November 19, 2017 in - 306 views

Bill lives in just outside of Phoenix with his longtime partner, Chuck. They have two Australian Labradoodles who complete them.

Mabel, the older sister, can jump very high and head a ball like a champion soccer player.

Her brother Buford is a bit of a rascal.

When Bill is not busy talking about his dogs as if they were his children, he writes fiction, which is his dream job. Except when it makes him crazy and impossible to live with, which is about 41 percent of the time.

He is also the Assistant Professor of Practice at the Piper Center for Creative Writing at Arizona State University, where he coordinates and teaches in the Your Novel Year online certificate program.

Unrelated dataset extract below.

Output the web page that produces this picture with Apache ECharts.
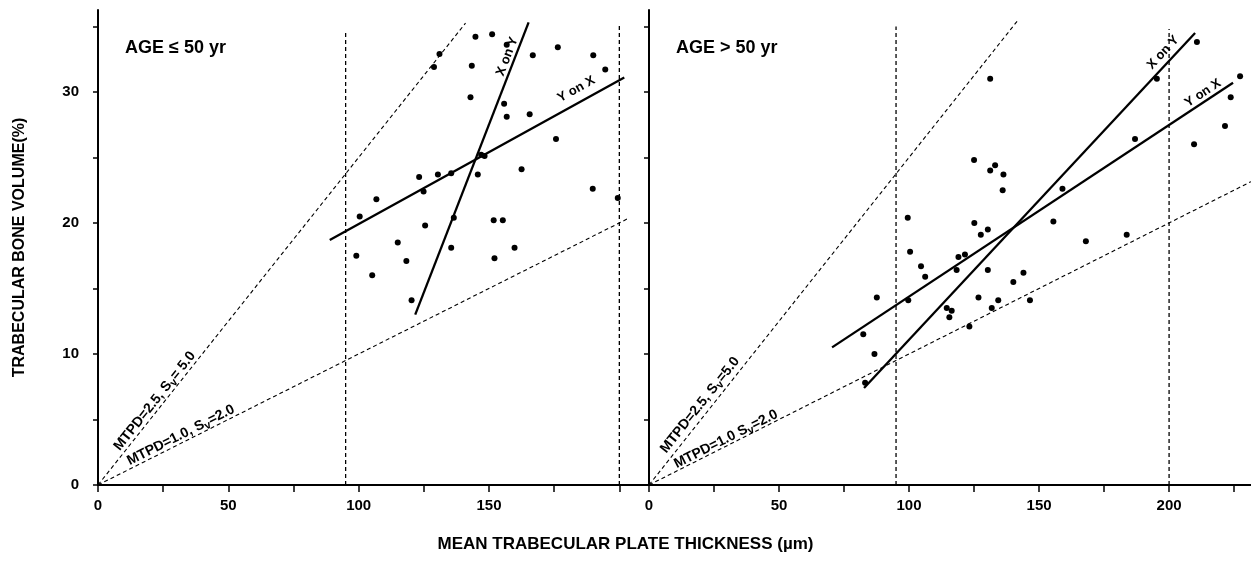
<!DOCTYPE html>
<html>
<head>
<meta charset="utf-8">
<script src="https://cdn.jsdelivr.net/npm/echarts@6/dist/echarts.min.js"></script>
<style>
  html, body { margin: 0; padding: 0; background: #fff; }
  #chart { width: 1251px; height: 574px; }
</style>
</head>
<body>
<div id="chart"></div>
<script>
// points: [plate thickness (um), bone volume (%)]
const youngPoints = [
  [99.1, 17.5], [100.4, 20.5], [105.2, 16.0], [106.8, 21.8], [115, 18.5], [118.3, 17.1],
  [120.3, 14.1], [123.2, 23.5], [124.9, 22.4], [125.5, 19.8], [128.9, 31.9], [130.4, 23.7],
  [131, 32.9], [135.5, 23.8], [135.5, 18.1], [136.5, 20.4], [142.9, 29.6], [143.4, 32.0],
  [144.8, 34.2], [145.7, 23.7], [147, 25.2], [148.3, 25.1], [151.2, 34.4], [151.8, 20.2],
  [152.1, 17.3], [155.3, 20.2], [155.8, 29.1], [156.8, 28.1], [156.8, 33.6], [159.8, 18.1],
  [162.5, 24.1], [165.6, 28.3], [166.8, 32.8], [175.7, 26.4], [176.4, 33.4], [189.8, 22.6],
  [190, 32.8], [194.6, 31.7], [199.4, 21.9]
];
const oldPoints = [
  [82.4, 11.5], [83.1, 7.8], [86.7, 10.0], [87.6, 14.3], [99.5, 20.4], [99.7, 14.1],
  [100.4, 17.8], [104.6, 16.7], [106.2, 15.9], [114.5, 13.5], [115.5, 12.8], [116.4, 13.3],
  [118.3, 16.4], [119, 17.4], [121.5, 17.6], [123.2, 12.1], [125, 24.8], [125.1, 20.0],
  [126.7, 14.3], [127.6, 19.1], [130.3, 19.5], [130.3, 16.4], [131.2, 31.0], [131.2, 24.0],
  [131.8, 13.5], [133.1, 24.4], [134.3, 14.1], [136, 22.5], [136.3, 23.7], [140.1, 15.5],
  [144, 16.2], [146.5, 14.1], [155.5, 20.1], [159, 22.6], [168, 18.6], [183.7, 19.1],
  [186.9, 26.4], [195.3, 31.0], [209.6, 26.0], [210.7, 33.8], [221.5, 27.4], [223.7, 29.6],
  [227.3, 31.2]
];

// regression lines (end points)
const youngYonX = [[88.9, 18.7], [201.9, 31.1]];
const youngXonY = [[121.7, 13.0], [165.2, 35.3]];
const oldYonX = [[70.4, 10.5], [224.6, 30.7]];
const oldXonY = [[82.7, 7.4], [210, 34.5]];

// reference lines through the origin
const youngMtpd25 = [[0, 0], [141, 35.25]];
const youngMtpd10 = [[0, 0], [203, 20.3]];
const oldMtpd25 = [[0, 0], [142, 35.5]];
const oldMtpd10 = [[0, 0], [231.5, 23.15]];

// vertical limit lines
const youngLimitA = [[95, 0], [95, 34.5]];
const youngLimitB = [[200, 0], [200, 35.2]];
const oldLimitA = [[95, 0], [95, 35.0]];
const oldLimitB = [[200, 0], [200, 34.8]];

// ticks and labels
const yTicks = [0, 5, 10, 15, 20, 25, 30, 35];
const yLabels = [0, 10, 20, 30];
const xTicksYoung = [0, 25, 50, 75, 100, 125, 150, 175, 200];
const xLabelsYoung = [0, 50, 100, 150];
const xTicksOld = [0, 25, 50, 75, 100, 125, 150, 175, 200, 225];
const xLabelsOld = [0, 50, 100, 150, 200];

const FONT = "'Liberation Sans', Arial, sans-serif";
const ink = '#000';

function xAxis(idx, max, ticks, labels) {
  return {
    type: 'value', gridIndex: idx, min: 0, max: max,
    axisLine: { show: true, lineStyle: { color: ink, width: 2 } },
    axisTick: { show: true, customValues: ticks, length: 7, lineStyle: { color: ink, width: 1.5 } },
    axisLabel: { customValues: labels, color: ink, fontSize: 15, fontWeight: 'bold', fontFamily: FONT, margin: 13 },
    splitLine: { show: false }
  };
}
function yAxis(idx, showLabels) {
  return {
    type: 'value', gridIndex: idx, min: 0, max: 36.25,
    axisLine: { show: true, lineStyle: { color: ink, width: 2 } },
    axisTick: { show: true, customValues: yTicks, length: 5, lineStyle: { color: ink, width: 1.5 } },
    axisLabel: { show: showLabels, customValues: yLabels, color: ink, fontSize: 15, fontWeight: 'bold', fontFamily: FONT, margin: 19 },
    splitLine: { show: false },
    name: showLabels ? 'TRABECULAR BONE VOLUME(%)' : '',
    nameLocation: 'middle', nameGap: 70, nameRotate: 90,
    nameTextStyle: { color: ink, fontSize: 16, fontWeight: 'bold', fontFamily: FONT }
  };
}

function seg(idx, data, dashed, width) {
  return {
    type: 'line', xAxisIndex: idx, yAxisIndex: idx, data: data,
    symbol: 'none', silent: true, animation: false,
    lineStyle: { color: ink, width: width, type: dashed ? [4, 3] : 'solid' }
  };
}
function dots(idx, data) {
  return {
    type: 'scatter', xAxisIndex: idx, yAxisIndex: idx, data: data,
    symbolSize: 6, itemStyle: { color: ink, opacity: 1 }, animation: false
  };
}
function note(text, rotate, size) {
  return {
    show: true, position: 'inside', formatter: text, rotate: rotate, opacity: 1,
    rich: {
      b: { color: ink, fontSize: size, fontWeight: 'bold', fontFamily: FONT },
      sub: { color: ink, fontSize: size - 3, fontWeight: 'bold', fontFamily: FONT, padding: [7, 0, 0, 0] }
    }
  };
}
function notes(idx, items) {
  return {
    type: 'scatter', xAxisIndex: idx, yAxisIndex: idx, symbolSize: 0, silent: true, animation: false,
    itemStyle: { opacity: 1 },
    data: items.map(function (it) { return { value: it[0], label: note(it[1], it[2], it[3]) }; })
  };
}

const chart = echarts.init(document.getElementById('chart'));
chart.setOption({
  backgroundColor: '#fff',
  animation: false,
  grid: [
    { left: 98, top: 10, width: 550, height: 475 },
    { left: 649, top: 10, width: 602, height: 475 }
  ],
  xAxis: [xAxis(0, 211, xTicksYoung, xLabelsYoung), xAxis(1, 231.5, xTicksOld, xLabelsOld)],
  yAxis: [yAxis(0, true), yAxis(1, false)],
  graphic: [
    { type: 'text', left: 125, top: 39, style: { text: 'AGE \u2264 50 yr', fill: ink, font: 'bold 18px ' + FONT } },
    { type: 'text', left: 676, top: 39, style: { text: 'AGE > 50 yr', fill: ink, font: 'bold 18px ' + FONT } },
    { type: 'text', left: 'center', top: 536, style: { text: 'MEAN TRABECULAR PLATE THICKNESS (\u00b5m)', fill: ink, font: 'bold 17px ' + FONT } }
  ],
  series: [
    seg(0, youngLimitA, true, 1.3), seg(0, youngLimitB, true, 1.3),
    seg(0, youngMtpd25, true, 1.1), seg(0, youngMtpd10, true, 1.1),
    seg(0, youngYonX, false, 2.3), seg(0, youngXonY, false, 2.3),
    dots(0, youngPoints),
    notes(0, [
      [[157, 32.7], '{b|X on Y}', 68.7, 13],
      [[183.5, 30.2], '{b|Y on X}', 28.9, 13],
      [[21.8, 6.4], '{b|MTPD=2.5, S}{sub|v}{b|= 5.0}', 51.5, 14],
      [[31.8, 3.8], '{b|MTPD=1.0, S}{sub|v}{b|=2.0}', 26.7, 14]
    ]),
    seg(1, oldLimitA, true, 1.3), seg(1, oldLimitB, true, 1.3),
    seg(1, oldMtpd25, true, 1.1), seg(1, oldMtpd10, true, 1.1),
    seg(1, oldYonX, false, 2.3), seg(1, oldXonY, false, 2.3),
    dots(1, oldPoints),
    notes(1, [
      [[197.7, 33.0], '{b|X on Y}', 46.9, 13],
      [[213, 29.9], '{b|Y on X}', 33.3, 13],
      [[19.6, 6.1], '{b|MTPD=2.5, S}{sub|v}{b|=5.0}', 51.5, 14],
      [[29.6, 3.5], '{b|MTPD=1.0 S}{sub|v}{b|=2.0}', 26.7, 14]
    ])
  ]
});
</script>
</body>
</html>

Bill has a husband, Chuck. Bill and Chuck have so many anniversaries due to the wacky marriage laws that keep changing that they often forget them. In case you wish to send presents, they started dating on Dec. 24, 2003, they had a civil union in Vermont on Sept. 16, 2006, and they got married in New York on Nov. 16, 2013.

Bill has four published books: "The Porcupine of Truth," "Openly Straight," "Out of the Pocket." and "Honestly Ben." The first three have won major awards, which is something he thinks about mostly when he can’t seem to write a sentence. Then, he thinks, “How the hell am I an award-winning author? Was this some sort of conspiracy his mom set up, like telling kids to pretend to be his friend in elementary school (did not happen) or telling the counselors at camp that he’s ‘a little sensitive’ (may have happened) or buying ten zillion copies of his not-so-well selling debut novel (definitely happened)? "Out of the Pocket" won the 2009 Lambda Literary Award, "Openly Straight" won the 2013 Sid Fleischmann Award for Humor, and "The Porcupine of Truth" won the 2016 Stonewall Book Award and PEN Center USA Literary Award. So if she did dole out cash for those awards, she’s probably broke now, and he thanks  her for it.

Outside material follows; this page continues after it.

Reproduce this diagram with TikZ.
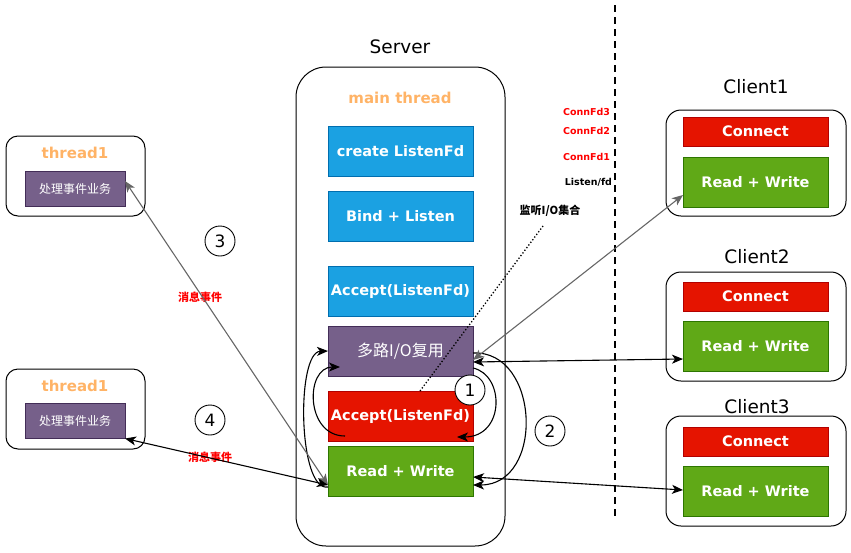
\documentclass[tikz,border=0pt]{standalone}
\usepackage{fontspec}
\setmainfont{DejaVu Sans}
\newfontfamily\cjk{Noto Sans CJK SC}
\usetikzlibrary{arrows.meta}

\definecolor{boxblue}{HTML}{1BA1E2}
\definecolor{boxblueline}{HTML}{006EAF}
\definecolor{boxpurple}{HTML}{76608A}
\definecolor{boxpurpleline}{HTML}{432D57}
\definecolor{boxred}{HTML}{E51400}
\definecolor{boxredline}{HTML}{B20000}
\definecolor{boxgreen}{HTML}{60A917}
\definecolor{boxgreenline}{HTML}{2D7600}
\definecolor{threadorange}{HTML}{FFB366}
\definecolor{linkgray}{HTML}{666666}

\newcommand{\fsize}[1]{\fontsize{#1}{#1}\selectfont}

\begin{document}
\begin{tikzpicture}[x = 1pt, y = -1pt,
            every node/.style = {inner sep = 0pt, outer sep = 0pt},
            frame/.style = {draw, line width = 1pt, rounded corners = #1},
            block/.style = {line width = 1pt, minimum width = 145pt, minimum height = 50pt,
                            text = white, font = \fsize{14.5}\bfseries},
            connbox/.style = {block, minimum height = 29pt, fill = boxred, draw = boxredline},
            biz/.style = {line width = 1pt, minimum width = 100pt, minimum height = 35pt,
                          fill = boxpurple, draw = boxpurpleline, text = white, font = \cjk\fsize{12}},
            title/.style = {font = \fsize{18.5}},
            orangelbl/.style = {text = threadorange, font = \fsize{15}\bfseries},
            fdlbl/.style = {anchor = east, font = \fsize{9.5}\bfseries},
            msg/.style = {text = red, font = \cjk\fsize{11}\bfseries},
            num/.style = {draw, circle, fill = white, line width = 0.9pt, minimum size = 30pt, font = \fsize{17}},
            link/.style = {{Stealth[length = 11pt, width = 9pt, inset = 3pt]}-{Stealth[length = 11pt, width = 9pt, inset = 3pt]}, line width = 1.1pt},
            flow/.style = {-{Stealth[length = 11pt, width = 9pt, inset = 3pt]}, line width = 1.1pt}]
    \useasboundingbox (0,0) rectangle (851,552);

    % server side
    \node[title] (srvlbl) at (400,47) {Server};
    \node[frame = 30pt, minimum width = 209pt, minimum height = 479pt] (server) at (400.5,306.5) {};
    \node[orangelbl] (mainlbl) at (400,98) {main thread};
    \node[block, fill = boxblue, draw = boxblueline] (create) at (400.5,151.5) {create ListenFd};
    \node[block, fill = boxblue, draw = boxblueline] (bind) at (400.5,216) {Bind + Listen};
    \node[block, fill = boxblue, draw = boxblueline] (acc1) at (400.5,291) {Accept(ListenFd)};
    \node[block, fill = boxpurple, draw = boxpurpleline, font = \cjk\fsize{16}] (mux) at (400.5,351) {多路I/O复用};
    \node[block, fill = boxred, draw = boxredline] (acc2) at (400.5,416) {Accept(ListenFd)};
    \node[block, fill = boxgreen, draw = boxgreenline] (rw) at (400.5,471) {Read + Write};

    % worker threads
    \node[frame = 12pt, minimum width = 139pt, minimum height = 80pt] (thrA) at (75.5,176) {};
    \node[orangelbl] (thrAlbl) at (75,153) {thread1};
    \node[biz] (bizA) at (75,188.5) {处理事件业务};
    \node[frame = 12pt, minimum width = 139pt, minimum height = 80pt] (thrB) at (75.5,409) {};
    \node[orangelbl] (thrBlbl) at (75,386) {thread1};
    \node[biz] (bizB) at (75,421) {处理事件业务};

    % clients
    \node[title] (c1lbl) at (756,87) {Client1};
    \node[frame = 15pt, minimum width = 180pt, minimum height = 106pt] (c1) at (756,163) {};
    \node[connbox] (c1con) at (755.5,131.5) {Connect};
    \node[block, fill = boxgreen, draw = boxgreenline] (c1rw) at (755.5,182) {Read + Write};
    \node[title] (c2lbl) at (757,257) {Client2};
    \node[frame = 15pt, minimum width = 180pt, minimum height = 109pt] (c2) at (756,326.5) {};
    \node[connbox] (c2con) at (755.5,296.5) {Connect};
    \node[block, fill = boxgreen, draw = boxgreenline] (c2rw) at (755.5,346.5) {Read + Write};
    \node[title] (c3lbl) at (757,407) {Client3};
    \node[frame = 15pt, minimum width = 180pt, minimum height = 110pt] (c3) at (756,471) {};
    \node[connbox] (c3con) at (755.5,441.5) {Connect};
    \node[block, fill = boxgreen, draw = boxgreenline] (c3rw) at (755.5,491) {Read + Write};

    % fd set labels
    \node[fdlbl, text = red] (fd3) at (610,112) {ConnFd3};
    \node[fdlbl, text = red] (fd2) at (610,131) {ConnFd2};
    \node[fdlbl, text = red] (fd1) at (610,157) {ConnFd1};
    \node[fdlbl] (listenfd) at (612,182) {Listen/fd};
    \node[font = \cjk\fsize{11}\bfseries] (setlbl) at (550,211) {监听I/O集合};
    \node[msg] (msgA) at (200,297) {消息事件};
    \node[msg] (msgB) at (210,457) {消息事件};

    % divider
    \coordinate (divtop) at (615,5);
    \coordinate (divbot) at (615,518);
    \draw[line width = 2pt, dash pattern = on 7pt off 5pt] (divtop) -- (divbot);

    % loops inside the server
    \coordinate (setend) at (543,226);
    \draw[dotted, line width = 1.3pt] ([xshift = 19.5pt]acc2.north) -- (setend);
    \draw[flow] ([yshift = 8pt]mux.south east) .. controls (505,375) and (505,437) .. ([xshift = -16pt, yshift = 4pt]acc2.south east);
    \draw[flow] ([xshift = 17pt, yshift = 5pt]acc2.south west) .. controls (305,436) and (305,367) .. ([xshift = 12pt, yshift = -16pt]mux.west);
    \draw[flow] ([yshift = -2pt]mux.east) .. controls (540,350) and (545,485) .. ([yshift = -14pt]rw.east);
    \draw[flow] ([yshift = -16pt]rw.west) .. controls (298,492) and (296,352) .. (mux.west);

    % connections
    \draw[link, linkgray] ([yshift = -9pt]mux.east) -- ([yshift = -13pt]c1rw.west);
    \draw[link] ([yshift = -11pt]mux.east) -- ([yshift = -12.5pt]c2rw.west);
    \draw[link] ([yshift = -6pt]rw.east) -- ([yshift = 1pt]c3rw.west);
    \draw[link, linkgray] ([yshift = 7.5pt]bizA.east) -- ([yshift = -14pt]rw.west);
    \draw[link] (bizB.south east) -- ([yshift = -14pt]rw.west);

    \node[num] (one) at (470,390) {1};
    \node[num] (two) at (550,431) {2};
    \node[num] (three) at (220,241) {3};
    \node[num] (four) at (210,420) {4};
\end{tikzpicture}
\end{document}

Before Bill was a fiction writer (and long before he ever referred to himself in the third person), he was a sports writer. As a sports writer and editor for The Associated Press from 2005-08, he covered the New York Mets and his weekly fantasy baseball column appeared in newspapers across the country, from the New York Daily News to the Seattle Post-Intelligencer. In May of 2001, while working for ESPN.com, he came out on the front page of the website in an article entitled “Sports World Still a Struggle for Gays.” That article won him a GLAAD Media Award the following year.

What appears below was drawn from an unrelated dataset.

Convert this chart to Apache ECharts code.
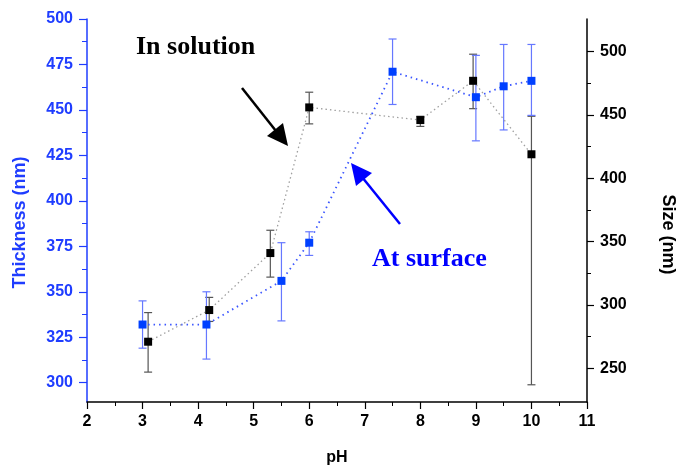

As an openly gay guy working in sports, he spoke at countless venues across the country on what it’s like to be a gay person in the world of sports. He has written for The New York Times, New York Daily News, North Jersey Herald and News and Denver Post, to name a few. His work has also appeared in Out Magazine. In 2011, his coming out was named the #64 moment in gay sports history by the website Outsports.com. His story was included as a chapter in the book “Jocks 2: Coming Out to Play” by Dan Woog.

Ancient History:
Upon graduating from Columbia University in 1994, Bill become known internationally for simulating out the remainder of that year’s strike-shortened baseball season and writing about it for the New York Daily News, San Francisco Chronicle and Miami Herald. Coverage of his simulated season was seen on NBC World News Tonight, Dateline NBC, CNN, and the Tokyo Broadcasting System. His world series, won by the New York Yankees in what many believe to be the greatest fix since the Black Sox scandal of 1919, was dramatized on Dateline NBC using actual college players.